Raw records:
+ + + +

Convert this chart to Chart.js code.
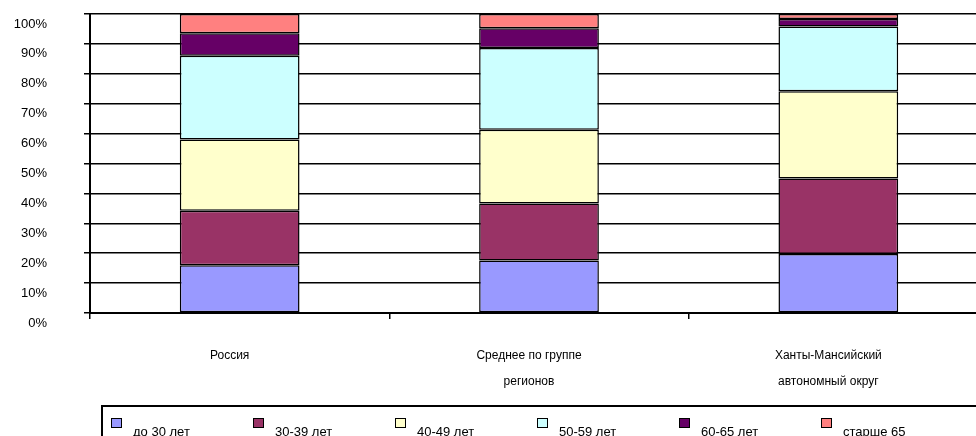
<!DOCTYPE html>
<html>
<head>
<meta charset="utf-8">
<script src="https://cdn.jsdelivr.net/npm/chart.js@4"></script>
<style>
  html, body { margin: 0; padding: 0; background: #fff; overflow: hidden; width: 976px; height: 436px; }
  #wrap { position: absolute; left: 0; top: 0; width: 1000px; height: 436px; }
  #legend { position: absolute; left: 101px; top: 405px; width: 900px; height: 60px; border: 2px solid #000; box-sizing: border-box; font-family: "Liberation Sans", Arial, sans-serif; font-size: 13px; color: #000; }
  .item { position: absolute; top: 0; }
  .sw { position: absolute; top: 11px; width: 9px; height: 8px; border: 1px solid #000; }
  .tx { position: absolute; top: 18px; white-space: nowrap; line-height: 13px; }
</style>
</head>
<body>
<div id="wrap"><canvas id="c" width="1000" height="436"></canvas></div>
<div id="legend"></div>
<script>
const categories = ['Россия', ['Среднее по группе', 'регионов'], ['Ханты-Мансийский', 'автономный округ']];
const seriesNames = ['до 30 лет', '30-39 лет', '40-49 лет', '50-59 лет', '60-65 лет', 'старше 65'];
const under30 = [16.0, 17.6, 19.7];
const age30_39 = [18.2, 19.0, 25.3];
const age40_49 = [23.8, 24.7, 29.2];
const age50_59 = [28.0, 27.3, 21.6];
const age60_65 = [7.6, 6.6, 2.5];
const over65 = [6.4, 4.8, 1.7];
const colors = ['#9999FF', '#993366', '#FFFFCC', '#CCFFFF', '#660066', '#FF8080'];
const tickValues = [0, 10, 20, 30, 40, 50, 60, 70, 80, 90, 100];

const seriesData = [under30, age30_39, age40_49, age50_59, age60_65, over65];
const FONT = '"Liberation Sans", Arial, sans-serif';

const chart = new Chart(document.getElementById('c'), {
  type: 'bar',
  data: {
    labels: categories,
    datasets: seriesData.map((d, i) => ({
      label: seriesNames[i],
      data: d,
      backgroundColor: colors[i],
      borderColor: '#000',
      borderWidth: 1.5,
      borderSkipped: false,
      categoryPercentage: 1,
      barPercentage: 0.4
    }))
  },
  options: {
    responsive: false,
    animation: false,
    layout: { padding: { top: 14, right: 12, left: 0, bottom: 0 } },
    plugins: { legend: { display: false }, tooltip: { enabled: false } },
    scales: {
      x: {
        stacked: true,
        offset: true,
        afterFit: s => { s.height = 123; s.paddingTop = 0; s.paddingBottom = 0; },
        border: { display: true, color: '#000', width: 2 },
        grid: { offset: true, drawOnChartArea: false, drawTicks: true, tickLength: 6, color: '#000', lineWidth: 1.5 },
        ticks: { color: '#000', font: { family: FONT, size: 12, lineHeight: 2.17 }, padding: 24, labelOffset: -10, maxRotation: 0, autoSkip: false }
      },
      y: {
        stacked: true,
        min: 0, max: 100,
        afterFit: s => { s.width = 90; s.paddingTop = 0; s.paddingBottom = 0; },
        afterBuildTicks: s => { s.ticks = tickValues.map(v => ({ value: v })); },
        border: { display: true, color: '#000', width: 2 },
        grid: { drawTicks: true, tickLength: 6, color: '#000', lineWidth: 1.5 },
        ticks: { color: '#000', font: { family: FONT, size: 13 }, padding: 37, labelOffset: 10, callback: v => v + '%' }
      }
    }
  }
});

// HTML legend built from chart datasets
const leg = document.getElementById('legend');
chart.data.datasets.forEach((ds, i) => {
  const it = document.createElement('div');
  it.className = 'item';
  it.style.left = (8 + i * 142) + 'px';
  const sw = document.createElement('div');
  sw.className = 'sw';
  sw.style.background = ds.backgroundColor;
  const tx = document.createElement('div');
  tx.className = 'tx';
  tx.style.left = '22px';
  tx.textContent = ds.label;
  it.appendChild(sw); it.appendChild(tx);
  leg.appendChild(it);
});
</script>
</body>
</html>
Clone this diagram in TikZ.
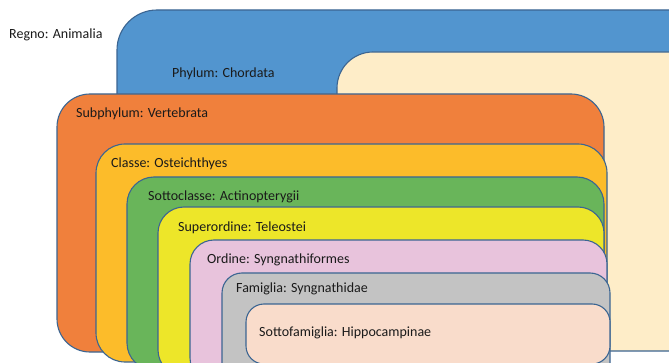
\documentclass[tikz,border=0pt]{standalone}
\usepackage{fontspec}
\setmainfont{Carlito}
\definecolor{cblue}{HTML}{5295CF}
\definecolor{ccream}{HTML}{FEEDC8}
\definecolor{corange}{HTML}{F0803C}
\definecolor{cclasse}{HTML}{FCBC2A}
\definecolor{cgreen}{HTML}{69B55A}
\definecolor{cyellow}{HTML}{EDE629}
\definecolor{cpink}{HTML}{E8C3DC}
\definecolor{cgray}{HTML}{C3C3C3}
\definecolor{cpeach}{HTML}{F9DCCB}
\definecolor{cborder}{HTML}{3B6592}
\definecolor{ctext}{HTML}{1A1A1A}
\tikzset{
  taxbox/.style={draw=cborder, line width=1.1pt},
  taxlabel/.style={anchor=base west, inner sep=0pt, text=ctext, font=\fontsize{14}{16}\selectfont}
}
\begin{document}
\begin{tikzpicture}[x=1pt,y=-1pt]
\useasboundingbox (0,0) rectangle (669,363);
\clip (0,0) rectangle (669,363);
\fill[white] (0,0) rectangle (669,363);
% Regno
\draw[taxbox, fill=cblue, rounded corners=40pt] (117,10) rectangle (720,345);
% Phylum inner
\draw[taxbox, fill=ccream, rounded corners=36pt] (337,52) rectangle (720,351);
% Subphylum
\draw[taxbox, fill=corange, rounded corners=33pt] (57,94) rectangle (604,352);
% Classe
\draw[taxbox, fill=cclasse, rounded corners=29pt] (96,144) rectangle (607,362);
% Sottoclasse
\draw[taxbox, fill=cgreen, rounded corners=27pt] (127,177) rectangle (604,370);
% Superordine
\draw[taxbox, fill=cyellow, rounded corners=26pt] (158,207) rectangle (604,376);
% Ordine
\draw[taxbox, fill=cpink, rounded corners=24pt] (190,240) rectangle (607,382);
% Famiglia
\draw[taxbox, fill=cgray, rounded corners=20pt] (222,273) rectangle (610,388);
% Sottofamiglia
\draw[taxbox, fill=cpeach, rounded corners=18pt] (246,304) rectangle (610,364);
% labels
\node[taxlabel] (regno) at (9,39) {Regno: Animalia};
\node[taxlabel] (phylum) at (172,77.5) {Phylum: Chordata};
\node[taxlabel] (subphylum) at (76,118) {Subphylum: Vertebrata};
\node[taxlabel] (classe) at (111,168) {Classe: Osteichthyes};
\node[taxlabel] (sottoclasse) at (148,200.5) {Sottoclasse: Actinopterygii};
\node[taxlabel] (superordine) at (178,231.5) {Superordine: Teleostei};
\node[taxlabel] (ordine) at (207,264) {Ordine: Syngnathiformes};
\node[taxlabel] (famiglia) at (236,292) {Famiglia: Syngnathidae};
\node[taxlabel] (sottofamiglia) at (259,336) {Sottofamiglia: Hippocampinae};
\end{tikzpicture}
\end{document}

+ + + +

— DIRECTIVE —
Will you restate every entry word for word and omit the images?

— REPLY TO THE TASK —
Convert this chart to Chart.js code.
<!DOCTYPE html>
<html>
<head>
<meta charset="utf-8">
<script src="https://cdn.jsdelivr.net/npm/chart.js@4"></script>
<style>
  html, body { margin: 0; padding: 0; background: #fff; overflow: hidden; width: 976px; height: 436px; }
  #wrap { position: absolute; left: 0; top: 0; width: 1000px; height: 436px; }
  #legend { position: absolute; left: 101px; top: 405px; width: 900px; height: 60px; border: 2px solid #000; box-sizing: border-box; font-family: "Liberation Sans", Arial, sans-serif; font-size: 13px; color: #000; }
  .item { position: absolute; top: 0; }
  .sw { position: absolute; top: 11px; width: 9px; height: 8px; border: 1px solid #000; }
  .tx { position: absolute; top: 18px; white-space: nowrap; line-height: 13px; }
</style>
</head>
<body>
<div id="wrap"><canvas id="c" width="1000" height="436"></canvas></div>
<div id="legend"></div>
<script>
const categories = ['Россия', ['Среднее по группе', 'регионов'], ['Ханты-Мансийский', 'автономный округ']];
const seriesNames = ['до 30 лет', '30-39 лет', '40-49 лет', '50-59 лет', '60-65 лет', 'старше 65'];
const under30 = [16.0, 17.6, 19.7];
const age30_39 = [18.2, 19.0, 25.3];
const age40_49 = [23.8, 24.7, 29.2];
const age50_59 = [28.0, 27.3, 21.6];
const age60_65 = [7.6, 6.6, 2.5];
const over65 = [6.4, 4.8, 1.7];
const colors = ['#9999FF', '#993366', '#FFFFCC', '#CCFFFF', '#660066', '#FF8080'];
const tickValues = [0, 10, 20, 30, 40, 50, 60, 70, 80, 90, 100];

const seriesData = [under30, age30_39, age40_49, age50_59, age60_65, over65];
const FONT = '"Liberation Sans", Arial, sans-serif';

const chart = new Chart(document.getElementById('c'), {
  type: 'bar',
  data: {
    labels: categories,
    datasets: seriesData.map((d, i) => ({
      label: seriesNames[i],
      data: d,
      backgroundColor: colors[i],
      borderColor: '#000',
      borderWidth: 1.5,
      borderSkipped: false,
      categoryPercentage: 1,
      barPercentage: 0.4
    }))
  },
  options: {
    responsive: false,
    animation: false,
    layout: { padding: { top: 14, right: 12, left: 0, bottom: 0 } },
    plugins: { legend: { display: false }, tooltip: { enabled: false } },
    scales: {
      x: {
        stacked: true,
        offset: true,
        afterFit: s => { s.height = 123; s.paddingTop = 0; s.paddingBottom = 0; },
        border: { display: true, color: '#000', width: 2 },
        grid: { offset: true, drawOnChartArea: false, drawTicks: true, tickLength: 6, color: '#000', lineWidth: 1.5 },
        ticks: { color: '#000', font: { family: FONT, size: 12, lineHeight: 2.17 }, padding: 24, labelOffset: -10, maxRotation: 0, autoSkip: false }
      },
      y: {
        stacked: true,
        min: 0, max: 100,
        afterFit: s => { s.width = 90; s.paddingTop = 0; s.paddingBottom = 0; },
        afterBuildTicks: s => { s.ticks = tickValues.map(v => ({ value: v })); },
        border: { display: true, color: '#000', width: 2 },
        grid: { drawTicks: true, tickLength: 6, color: '#000', lineWidth: 1.5 },
        ticks: { color: '#000', font: { family: FONT, size: 13 }, padding: 37, labelOffset: 10, callback: v => v + '%' }
      }
    }
  }
});

// HTML legend built from chart datasets
const leg = document.getElementById('legend');
chart.data.datasets.forEach((ds, i) => {
  const it = document.createElement('div');
  it.className = 'item';
  it.style.left = (8 + i * 142) + 'px';
  const sw = document.createElement('div');
  sw.className = 'sw';
  sw.style.background = ds.backgroundColor;
  const tx = document.createElement('div');
  tx.className = 'tx';
  tx.style.left = '22px';
  tx.textContent = ds.label;
  it.appendChild(sw); it.appendChild(tx);
  leg.appendChild(it);
});
</script>
</body>
</html>
Clone this diagram in TikZ.
\documentclass[tikz,border=0pt]{standalone}
\usepackage{fontspec}
\setmainfont{Carlito}
\definecolor{cblue}{HTML}{5295CF}
\definecolor{ccream}{HTML}{FEEDC8}
\definecolor{corange}{HTML}{F0803C}
\definecolor{cclasse}{HTML}{FCBC2A}
\definecolor{cgreen}{HTML}{69B55A}
\definecolor{cyellow}{HTML}{EDE629}
\definecolor{cpink}{HTML}{E8C3DC}
\definecolor{cgray}{HTML}{C3C3C3}
\definecolor{cpeach}{HTML}{F9DCCB}
\definecolor{cborder}{HTML}{3B6592}
\definecolor{ctext}{HTML}{1A1A1A}
\tikzset{
  taxbox/.style={draw=cborder, line width=1.1pt},
  taxlabel/.style={anchor=base west, inner sep=0pt, text=ctext, font=\fontsize{14}{16}\selectfont}
}
\begin{document}
\begin{tikzpicture}[x=1pt,y=-1pt]
\useasboundingbox (0,0) rectangle (669,363);
\clip (0,0) rectangle (669,363);
\fill[white] (0,0) rectangle (669,363);
% Regno
\draw[taxbox, fill=cblue, rounded corners=40pt] (117,10) rectangle (720,345);
% Phylum inner
\draw[taxbox, fill=ccream, rounded corners=36pt] (337,52) rectangle (720,351);
% Subphylum
\draw[taxbox, fill=corange, rounded corners=33pt] (57,94) rectangle (604,352);
% Classe
\draw[taxbox, fill=cclasse, rounded corners=29pt] (96,144) rectangle (607,362);
% Sottoclasse
\draw[taxbox, fill=cgreen, rounded corners=27pt] (127,177) rectangle (604,370);
% Superordine
\draw[taxbox, fill=cyellow, rounded corners=26pt] (158,207) rectangle (604,376);
% Ordine
\draw[taxbox, fill=cpink, rounded corners=24pt] (190,240) rectangle (607,382);
% Famiglia
\draw[taxbox, fill=cgray, rounded corners=20pt] (222,273) rectangle (610,388);
% Sottofamiglia
\draw[taxbox, fill=cpeach, rounded corners=18pt] (246,304) rectangle (610,364);
% labels
\node[taxlabel] (regno) at (9,39) {Regno: Animalia};
\node[taxlabel] (phylum) at (172,77.5) {Phylum: Chordata};
\node[taxlabel] (subphylum) at (76,118) {Subphylum: Vertebrata};
\node[taxlabel] (classe) at (111,168) {Classe: Osteichthyes};
\node[taxlabel] (sottoclasse) at (148,200.5) {Sottoclasse: Actinopterygii};
\node[taxlabel] (superordine) at (178,231.5) {Superordine: Teleostei};
\node[taxlabel] (ordine) at (207,264) {Ordine: Syngnathiformes};
\node[taxlabel] (famiglia) at (236,292) {Famiglia: Syngnathidae};
\node[taxlabel] (sottofamiglia) at (259,336) {Sottofamiglia: Hippocampinae};
\end{tikzpicture}
\end{document}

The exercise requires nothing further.